-- START DATA FOR THIS EXERCISE --

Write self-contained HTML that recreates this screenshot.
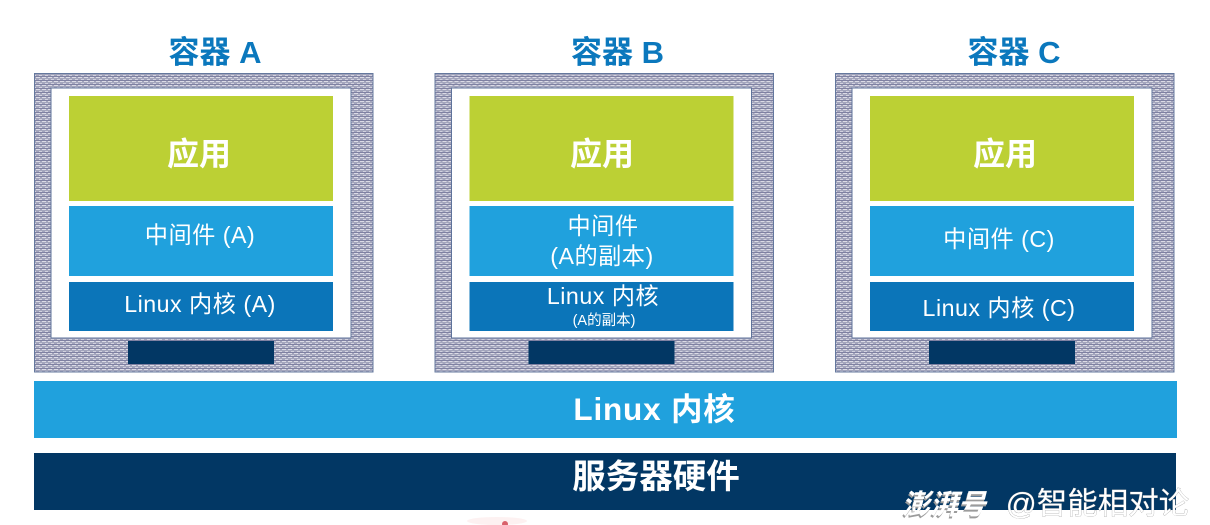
<!DOCTYPE html>
<html><head><meta charset="utf-8"><style>
html,body{margin:0;padding:0;background:#fff}
svg{display:block;filter:blur(.35px)}
text{font-family:"Liberation Sans","Noto Sans CJK SC",sans-serif;text-anchor:middle;fill:#fff}
.t{font-size:31px;font-weight:700;fill:#0b78bd}
.app{font-size:32px;font-weight:700}
.m{font-size:23.2px;letter-spacing:.5px}
</style></head><body>
<svg width="1210" height="525" viewBox="0 0 1210 525" xmlns="http://www.w3.org/2000/svg">
<defs>
<pattern id="b" width="6" height="4" patternUnits="userSpaceOnUse">
<rect width="6" height="4" fill="#a3a5bc"/>
<rect y="0" width="6" height="1" fill="#7f81a2"/>
<rect x="0" y="1" width="4" height="1" fill="#dcdce6"/>
<rect x="3" y="3" width="3" height="1" fill="#d2d2df"/>
</pattern>
<g id="frame">
<rect x="34.5" y="73.5" width="338.500" height="298.500" fill="url(#b)" stroke="#64789e"/>
<rect x="51" y="88" width="300" height="250" fill="#fff" stroke="#5f739b"/>
<rect x="69" y="96" width="264" height="105" fill="#bcd034"/>
<rect x="69" y="206" width="264" height="70" fill="#20a1dd"/>
<rect x="69" y="282" width="264" height="49" fill="#0b75b9"/>
<rect x="128" y="341" width="146" height="23" fill="#023764"/>
</g>
</defs>
<rect width="1210" height="525" fill="#fff"/>
<use href="#frame"/>
<use href="#frame" x="400.500"/>
<use href="#frame" x="801"/>
<text class="t" x="215" y="63">容器 A</text>
<text class="t" x="617.500" y="63">容器 B</text>
<text class="t" x="1014" y="63">容器 C</text>
<text class="app" x="199" y="165">应用</text>
<text class="app" x="602" y="165">应用</text>
<text class="app" x="1005" y="165">应用</text>
<text class="m" x="200" y="243">中间件 (A)</text>
<text class="m" x="200" y="312" letter-spacing="1">Linux 内核 (A)</text>
<text class="m" x="603" y="234">中间件</text>
<text class="m" x="602" y="264">(A的副本)</text>
<text class="m" x="603" y="304" letter-spacing="1">Linux 内核</text>
<text x="604" y="325" font-size="14.5px">(A的副本)</text>
<text class="m" x="999" y="247">中间件 (C)</text>
<text class="m" x="999" y="316" letter-spacing="1">Linux 内核 (C)</text>
<rect x="34" y="381" width="1143" height="57" fill="#20a1dd"/>
<rect x="34" y="453" width="1142" height="57" fill="#023764"/>
<text x="654.500" y="420" font-size="31.5px" font-weight="700" letter-spacing=".8">Linux 内核</text>
<text x="656" y="488" font-size="33.5px" font-weight="700">服务器硬件</text>
<text x="944" y="514" font-size="28px" font-weight="700" font-style="italic" style="fill:#9b9b9b" transform="translate(-1 2)">澎湃号</text>
<text x="944" y="514" font-size="28px" font-weight="700" font-style="italic">澎湃号</text>
<text x="1097.500" y="514" font-size="30.5px" stroke="#8a8a8a" stroke-width=".5" style="paint-order:stroke">@智能相对论</text>
<ellipse cx="497" cy="521" rx="30" ry="4" fill="#fdf1f1"/>
<circle cx="505" cy="524" r="3" fill="#d9616b"/>
</svg>
</body></html>
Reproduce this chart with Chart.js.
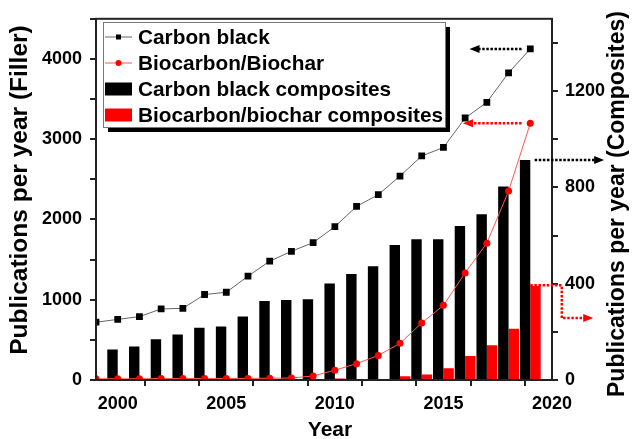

-- END DATA FOR THIS EXERCISE --

Copy out the data above exactly, except the pictures.

**ANSWER TO THE EXERCISE:**
Write self-contained HTML that recreates this screenshot.
<!DOCTYPE html>
<html><head><meta charset="utf-8"><style>
html,body{margin:0;padding:0;background:#fff}
svg{display:block;filter:blur(.35px)}
text{font-family:"Liberation Sans","Noto Sans CJK SC",sans-serif;text-anchor:middle;fill:#fff}
.t{font-size:31px;font-weight:700;fill:#0b78bd}
.app{font-size:32px;font-weight:700}
.m{font-size:23.2px;letter-spacing:.5px}
</style></head><body>
<svg width="1210" height="525" viewBox="0 0 1210 525" xmlns="http://www.w3.org/2000/svg">
<defs>
<pattern id="b" width="6" height="4" patternUnits="userSpaceOnUse">
<rect width="6" height="4" fill="#a3a5bc"/>
<rect y="0" width="6" height="1" fill="#7f81a2"/>
<rect x="0" y="1" width="4" height="1" fill="#dcdce6"/>
<rect x="3" y="3" width="3" height="1" fill="#d2d2df"/>
</pattern>
<g id="frame">
<rect x="34.5" y="73.5" width="338.500" height="298.500" fill="url(#b)" stroke="#64789e"/>
<rect x="51" y="88" width="300" height="250" fill="#fff" stroke="#5f739b"/>
<rect x="69" y="96" width="264" height="105" fill="#bcd034"/>
<rect x="69" y="206" width="264" height="70" fill="#20a1dd"/>
<rect x="69" y="282" width="264" height="49" fill="#0b75b9"/>
<rect x="128" y="341" width="146" height="23" fill="#023764"/>
</g>
</defs>
<rect width="1210" height="525" fill="#fff"/>
<use href="#frame"/>
<use href="#frame" x="400.500"/>
<use href="#frame" x="801"/>
<text class="t" x="215" y="63">容器 A</text>
<text class="t" x="617.500" y="63">容器 B</text>
<text class="t" x="1014" y="63">容器 C</text>
<text class="app" x="199" y="165">应用</text>
<text class="app" x="602" y="165">应用</text>
<text class="app" x="1005" y="165">应用</text>
<text class="m" x="200" y="243">中间件 (A)</text>
<text class="m" x="200" y="312" letter-spacing="1">Linux 内核 (A)</text>
<text class="m" x="603" y="234">中间件</text>
<text class="m" x="602" y="264">(A的副本)</text>
<text class="m" x="603" y="304" letter-spacing="1">Linux 内核</text>
<text x="604" y="325" font-size="14.5px">(A的副本)</text>
<text class="m" x="999" y="247">中间件 (C)</text>
<text class="m" x="999" y="316" letter-spacing="1">Linux 内核 (C)</text>
<rect x="34" y="381" width="1143" height="57" fill="#20a1dd"/>
<rect x="34" y="453" width="1142" height="57" fill="#023764"/>
<text x="654.500" y="420" font-size="31.5px" font-weight="700" letter-spacing=".8">Linux 内核</text>
<text x="656" y="488" font-size="33.5px" font-weight="700">服务器硬件</text>
<text x="944" y="514" font-size="28px" font-weight="700" font-style="italic" style="fill:#9b9b9b" transform="translate(-1 2)">澎湃号</text>
<text x="944" y="514" font-size="28px" font-weight="700" font-style="italic">澎湃号</text>
<text x="1097.500" y="514" font-size="30.5px" stroke="#8a8a8a" stroke-width=".5" style="paint-order:stroke">@智能相对论</text>
<ellipse cx="497" cy="521" rx="30" ry="4" fill="#fdf1f1"/>
<circle cx="505" cy="524" r="3" fill="#d9616b"/>
</svg>
</body></html>
Reproduce this chart with Chart.js.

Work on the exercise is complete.